# Not using phone as a crutch



## Shy extrovert (Dec 6, 2017)

Not something I've done yet but I wanna make a challenge out of it. I'm gonna not use my phone as a way out of talking to people. I also sometimes use a sketchbook instead of talking when I feel awkward and this really just hinders me. Sure it's relief in the moment but it's excusing bad habits. I've been making different challenges for myself in other ways and I think I'm doing pretty good


----------



## AskingAlexandria (Jun 14, 2018)

Not looking at your phone is a great goal, i see people looking at their phones all the time in restaurants.


----------



## Bwpdryden (Jan 6, 2020)

Good goal! : )


----------



## Kevin001 (Jan 2, 2015)




----------



## millenniumman75 (Feb 4, 2005)

We had to get along without them before they become so prolific.


----------



## millenniumman75 (Feb 4, 2005)

We had to get along without them before they become so prolific.

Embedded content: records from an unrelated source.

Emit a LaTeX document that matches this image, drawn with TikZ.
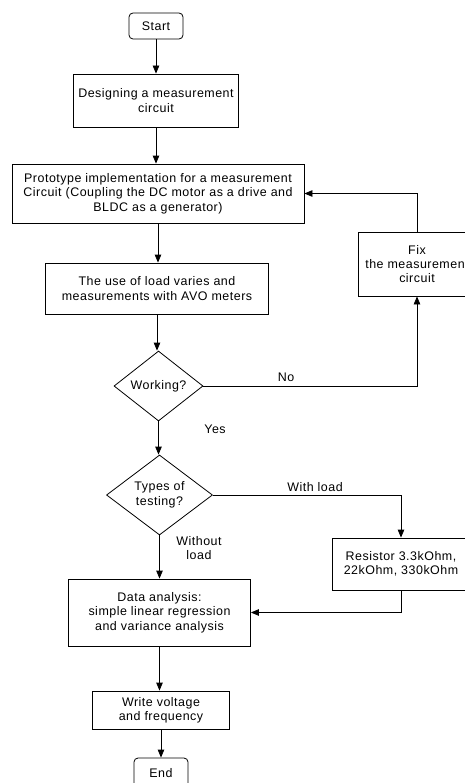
\documentclass[tikz,border=0pt]{standalone}
\usepackage{fontspec}
\setmainfont[LetterSpace=4]{Liberation Sans}
\usetikzlibrary{arrows.meta,shapes.geometric}
\tikzset{
	flowbox/.style={draw, line width=0.8bp, align=center, inner sep=2bp, font=\fontsize{12.5}{14.5}\selectfont},
	termbox/.style={flowbox, rounded corners=4bp},
	decision/.style={draw, line width=0.8bp, diamond, aspect=1.3, inner sep=0pt, align=center, font=\fontsize{12.5}{14.5}\selectfont},
	flowlabel/.style={align=center, font=\fontsize{12.5}{14.5}\selectfont},
	flowline/.style={line width=0.8bp, -{Triangle[length=8bp,width=6.5bp]}}
}

\begin{document}
\begin{tikzpicture}[x=1bp, y=-1bp]
				\useasboundingbox (0,0) rectangle (465,783);
				
				\node[termbox, minimum width=54bp, minimum height=26bp] (start) at (156,26) {Start};
				\node[flowbox, minimum width=165bp, minimum height=53bp] (design) at (156,100.5) {Designing a measurement\\circuit};
				\node[flowbox, minimum width=292bp, minimum height=59bp] (proto) at (158,193.5) {Prototype implementation for a measurement\\Circuit (Coupling the DC motor as a drive and\\BLDC as a generator)};
				\node[flowbox, minimum width=223bp, minimum height=51bp] (load) at (157,288.5) {The use of load varies and\\measurements with AVO meters};
				\node[flowbox, minimum width=118bp, minimum height=64bp] (fix) at (417,264) {Fix\\the measurement\\circuit};
				
				\node[decision, minimum width=89bp, minimum height=70bp] (working) at (158.5,386) {Working?};
				\node[decision, minimum width=106bp, minimum height=80bp] (types) at (159.5,495) {Types of\\testing?};
				
				\node[flowbox, minimum width=138bp, minimum height=52bp] (resistor) at (401,564) {Resistor 3.3kOhm,\\22kOhm, 330kOhm};
				\node[flowbox, minimum width=182bp, minimum height=67bp] (data) at (159.5,612.5) {Data analysis:\\simple linear regression\\and variance analysis};
				\node[flowbox, minimum width=137bp, minimum height=38bp] (write) at (161,710) {Write voltage\\and frequency};
				\node[termbox, minimum width=54bp, minimum height=30bp] (end) at (161,773) {End};
				
				\node[flowlabel] (no) at (286,377) {No};
				\node[flowlabel] (yes) at (215,429) {Yes};
				\node[flowlabel] (withload) at (315,487) {With load};
				\node[flowlabel] (withoutload) at (199,548) {Without\\load};
				
				\draw[flowline] (start) -- (start |- design.north);
				\draw[flowline] (design) -- (design |- proto.north);
				\draw[flowline] (proto) -- (proto |- load.north);
				\draw[flowline] (load) -- (load |- working.north);
				\draw[flowline] (working) -- (working |- types.north);
				\draw[flowline] (types) -- (types |- data.north);
				\draw[flowline] (data) -- (data |- write.north);
				\draw[flowline] (write) -- (write |- end.north);
				
				\draw[flowline] (working.east) -| (fix.south);
				\draw[flowline] (fix.north) |- (proto.east);
				\draw[flowline] (types.east) -| (resistor.north);
				\draw[flowline] (resistor.south) |- (data.east);
			\end{tikzpicture}
\end{document}
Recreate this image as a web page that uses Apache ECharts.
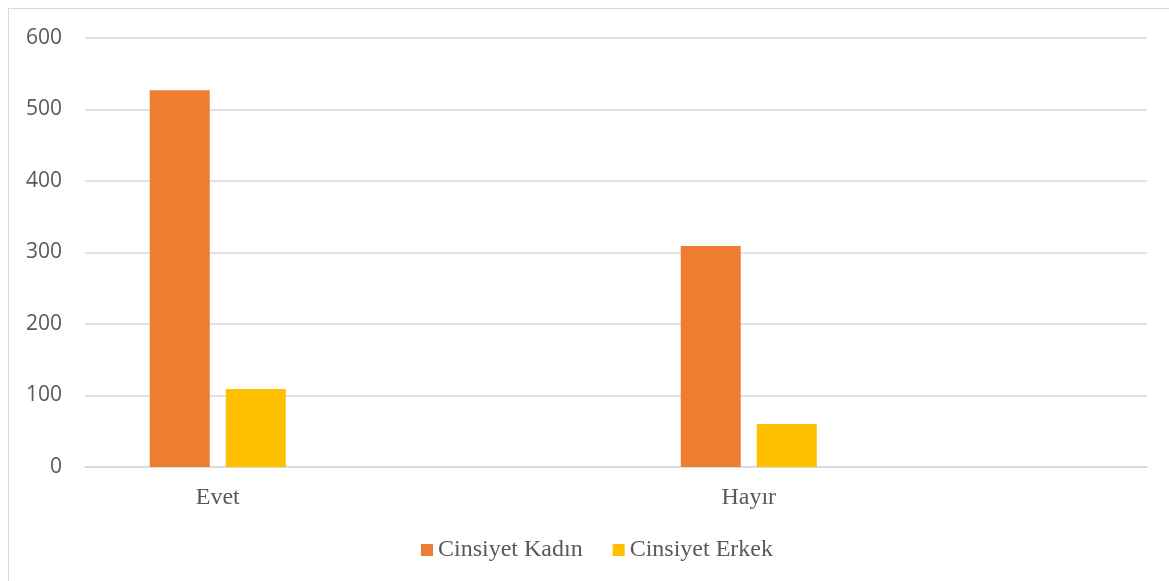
<!DOCTYPE html>
<html>
<head>
<meta charset="utf-8">
<script src="https://cdn.jsdelivr.net/npm/echarts@6/dist/echarts.min.js"></script>
<style>
html,body{margin:0;padding:0;background:#fff;}
#frame{position:absolute;left:8px;top:8px;width:1200px;height:600px;border:1px solid #D9D9D9;box-sizing:border-box;}
#chart{position:absolute;left:0;top:0;width:1169px;height:581px;}
</style>
</head>
<body>
<div id="frame"></div>
<div id="chart"></div>
<script>
// Categories: two answers, each followed by an empty slot (as in the original layout)
const categories = ["Evet", "", "Hayır", ""];
const seriesNames = ["Cinsiyet Kadın", "Cinsiyet Erkek"];
const kadinValues = [527, null, 309, null];
const erkekValues = [109, null, 60, null];
const yTicks = [0, 100, 200, 300, 400, 500, 600];

const chart = echarts.init(document.getElementById('chart'), null, {renderer: 'canvas'});
chart.setOption({
  backgroundColor: 'transparent',
  animation: false,
  grid: {left: 85, right: 22, top: 38, bottom: 114, containLabel: false},
  legend: {
    top: 533,
    left: 416,
    itemWidth: 12,
    itemHeight: 12,
    itemGap: 30,
    icon: 'rect',
    textStyle: {fontFamily: 'Liberation Serif', fontSize: 24, color: '#595959'},
    data: seriesNames
  },
  xAxis: {
    type: 'category',
    data: categories,
    axisLine: {lineStyle: {color: '#D9D9D9', width: 1.5}},
    axisTick: {show: false},
    axisLabel: {fontFamily: 'Liberation Serif', fontSize: 24, color: '#595959', margin: 19}
  },
  yAxis: {
    type: 'value',
    min: yTicks[0],
    max: yTicks[yTicks.length - 1],
    interval: 100,
    axisLine: {show: false},
    axisTick: {show: false},
    splitLine: {lineStyle: {color: '#D9D9D9', width: 1.5}},
    axisLabel: {fontFamily: 'Open Sans', fontSize: 21, color: '#595959', margin: 23}
  },
  series: [
    {name: seriesNames[0], type: 'bar', data: kadinValues, barWidth: 60, barGap: '26.7%', itemStyle: {color: '#ED7D31'}},
    {name: seriesNames[1], type: 'bar', data: erkekValues, barWidth: 60, barGap: '26.7%', itemStyle: {color: '#FFC000'}}
  ]
});
</script>
</body>
</html>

@*Shy extrovert* @*AskingAlexandria* @*Bwpdryden* @*Kevin001*

I call it the "Get You Head Out of Your APPS Campaign!" :lol :boogie :boogie :boogie


----------



## MCHB (Jan 1, 2013)

Several years ago I went from a flip phone to an S3 (not by choice lol)...and I...erm...only recently upgraded to an S9! More than anything I use my phone as an mp3 player or road navigation device. Your goal is Sick! (That's a heart of BC term for Awesome! ^_^ )


----------



## MCHB (Jan 1, 2013)

millenniumman75 said:


> We had to get along without them before they become so prolific.
> 
> @*Shy extrovert* @*AskingAlexandria* @*Bwpdryden* @*Kevin001*
> 
> I call it the "Get You Head Out of Your APPS Campaign!" :lol :boogie :boogie :boogie


Right? :grin2:


----------



## Yer Blues (Jul 31, 2013)

You must be very short?


----------